Autoconsumo collettivo: cos’è e cosa cambia rispetto alle comunità energetiche

Redazione Tecnologia

30 Settembre 2022 - 19:08

Questa nuova configurazione permette a più soggetti che si trovano nello stesso edificio di produrre energia elettrica rinnovabile per il proprio consumo.

Autoconsumo collettivo: cos’è e cosa cambia rispetto alle comunità energetiche

Produrre energia rinnovabile assieme ad altre persone per poi consumarla per le proprie necessità: è questo il concetto alla base dell’autoconsumo collettivo. Questa nuova modalità può coinvolgere dei soggetti che condividono uno stesso edificio, un intero condominio o persino delle aziende.

La direttiva Ue 2018/2001 definisce gli autoconsumatori di energia che agiscono collettivamente come “un gruppo di almeno due autoconsumatori che si trovano nello stesso edificio o condominio che intendono produrre energia elettrica rinnovabile per il proprio consumo e accumulare o vendere energia elettrica autoprodotta in rete, purché tali attività non costituiscano l’attività commerciale o professionale principale”.

Come funziona l’autoconsumo collettivo?

Chi aderisce all’autoconsumo collettivo diventa un prosumer, ossia un produttore e consumatore di energia allo stesso tempo. La nascita di questo nuovo modo di approcciarsi all’energia porta con sé svariati vantaggi dal punto di vista energetico, ambientale ed economico. In Italia, il decreto Mise del 15 settembre 2020 ha previsto delle agevolazioni e degli incentivi per la formazione dei gruppi di autoconsumo collettivo. Si parla di 100 € ogni megawattora, che viene riconosciuto per vent’anni ed è gestito direttamente dal gestore dei servizi energetici.

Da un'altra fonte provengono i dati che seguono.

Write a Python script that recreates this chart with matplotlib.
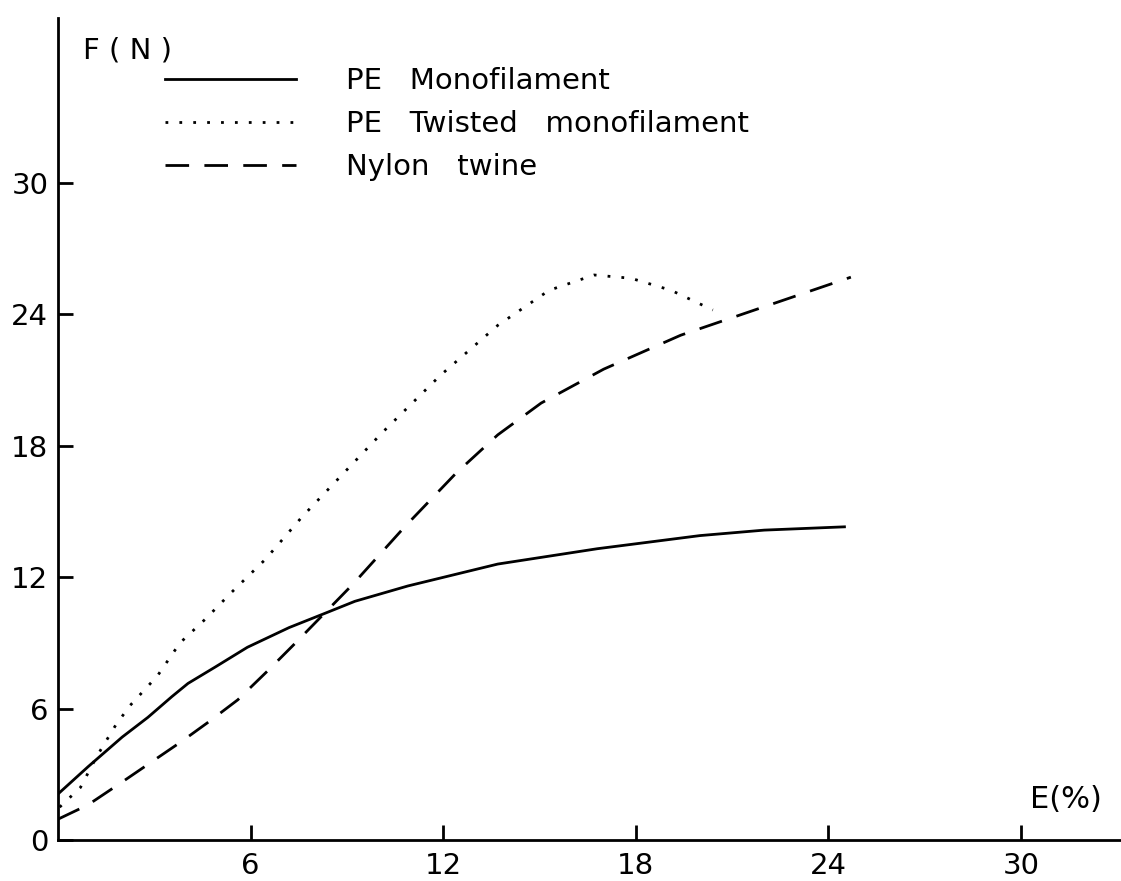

È cumulabile con l’ecobonus 110 rispetto alla creazione di impianti fotovoltaici. I consumatori che desiderano beneficiare dell’agevolazione devono collegare l’impianto di autoconsumo alla rete elettrica ed evitare di superare una produzione di 200 kW. Gli incentivi, inoltre, supportano questa forma di approvvigionamento energetico anche tramite i sistemi di accumulo, che consentono di immagazzinare l’energia in eccesso per usarla in un secondo momento.

L’energia condivisa per l’autoconsumo è definita come “il minimo tra la somma dell’energia elettrica immessa e quella prelevata dalla rete” in un’ora. Per calcolarla serve un contatore diverso da quello di cui ogni utente dispone per calcolare l’energia consumata. Prima di essere prelevata dai consumatori, tutta l’energia prodotta viene riversata nella rete pubblica.

Le differenze con le comunità a energetiche rinnovabili

A un primo sguardo, i gruppi di autoconsumo collettivo potrebbero sembrare identici alle comunità energetiche rinnovabili, ma in realtà ci sono alcune differenze da prendere in considerazione. I primi nascono dalla sinergia di più utenti che condividono lo stesso edificio (come un condominio o un centro commerciale).

Le comunità energetiche, invece, nascono quando cittadini, amministrazioni pubbliche locali, attività commerciali e/o piccole medie imprese si costituiscono in forma giuridica per produrre e condividere energia. Di solito sono classificate come cooperative o associazioni non riconosciute. Gli impianti di cui dispone la comunità energetica rinnovabile non si limitano a fornire energia per un singolo edificio, ma possono soddisfare i bisogni di aree più ampie, come un intero quartiere.

I punti in comune con le comunità energetiche rinnovabili

Nonostante queste differenze, i gruppi di autoconsumo collettivo e le comunità energetiche rinnovabili hanno vari punti di contatti, soprattutto per quanto riguarda gli obiettivi che vogliono raggiungere. Entrambe le configurazioni nascono per incentivare l’utilizzo dell’energia derivante da fonti rinnovabili, riducendo così l’impatto ambientale e favorendo i processi di transizione energetica e decarbonizzazione. Inoltre, i gruppi di autoconsumo collettivo e le comunità energetiche rinnovabili aiutano a risparmiare sulla bolletta, migliorare l’efficienza energetica e raggiungere gli obiettivi di neutralità climatica entro il 2050.